Il faut donc que des motifs politiques valables servent de base à la préparation de la guerre et au déroulement de chacune de ses phases. Opter pour la guerre est la décision politique et militaire la plus lourde de conséquences que peut prendre un État ou une entité, étant donné les très grands dangers inhérents, y compris subir la défaite et encourir des pertes catastrophiques, comme ce fut le cas pour l’Allemagne et le Japon lors de la Seconde Guerre mondiale ou encore pour l’Irak après l’invasion du Koweit en 1990. Il est également difficile de se sortir d’une guerre avant la fin, étant donné qu’une fois le processus enclenché, celui-ci acquiert une dynamique imprévisible qui lui est propre et en vertu de laquelle les choses doivent se rendre à terme.C’est le cas des Etats-Unis qui, après avoir déclenché la guerre contre l’Irak ou les talibans, peinent à en sortir facilement. Aujourd’hui, leurs passages ont laissé deux Etats faillis, où les milices religieuses continuent de faire la loi.

La pensée stratégique contemporaine a cessé de considérer que l’art de la guerre consistait à préparer l’ultime bataille qui déciderait de tout. La bataille ou le choc militaire n’est pas systématiquement recherché dans un conflit entre deux entités. Au XVIIème siècle, le maréchal de Saxe recommande de l’éviter, sauf si l’on est absolument sûr de l’emporter. La bible recommande d’ailleurs à un roi d’envoyer ses émissaires pour aller négocier lorsqu’il a en face de lui une armée plus forte que la sienne. Mais l’école qui cultive à merveille cette méfiance remonte à l’Antiquité. Le théoricien chinois Sun Tzu, au IVème siècle av. JC., considère qu’il faut tout faire pour soumettre l’ennemi sans combat et également au IVème siècle de notre ère, le Latin Végèce déconseille aux généraux d’engager leurs forces dans ses actions générales, sauf absolu nécessité.

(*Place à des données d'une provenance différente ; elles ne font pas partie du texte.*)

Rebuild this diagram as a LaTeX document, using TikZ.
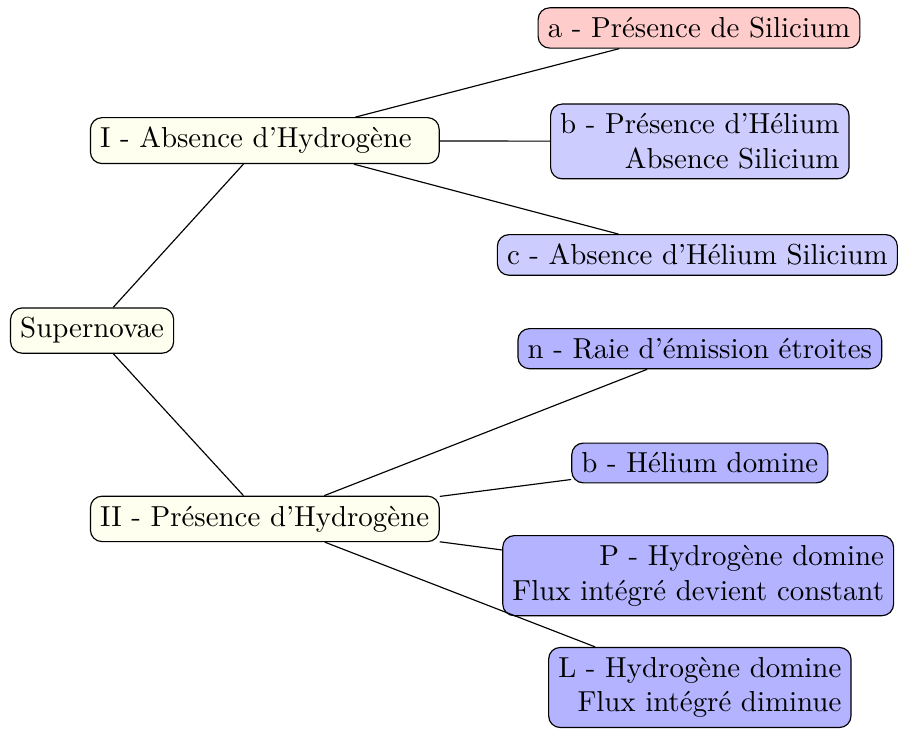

À la guerre, les «activités» peuvent aller de la bataille intense entre deux forces militaires d’envergure, s’en prenant l’une à l’autre par suite d’une déclaration officielle d’ouverture des hostilités et disposant de toutes les ressources nationales mobilisables, à l’hostilité insonore débouchant à peine sur la violence. À cause des horreurs dont la guerre peut être la cause, ainsi que de ses conséquences habituellement imprévisibles et non souhaitées, il faut, avant de la déclencher, prendre tous les moyens (politiques) raisonnables pour résoudre les différends et préserver la paix.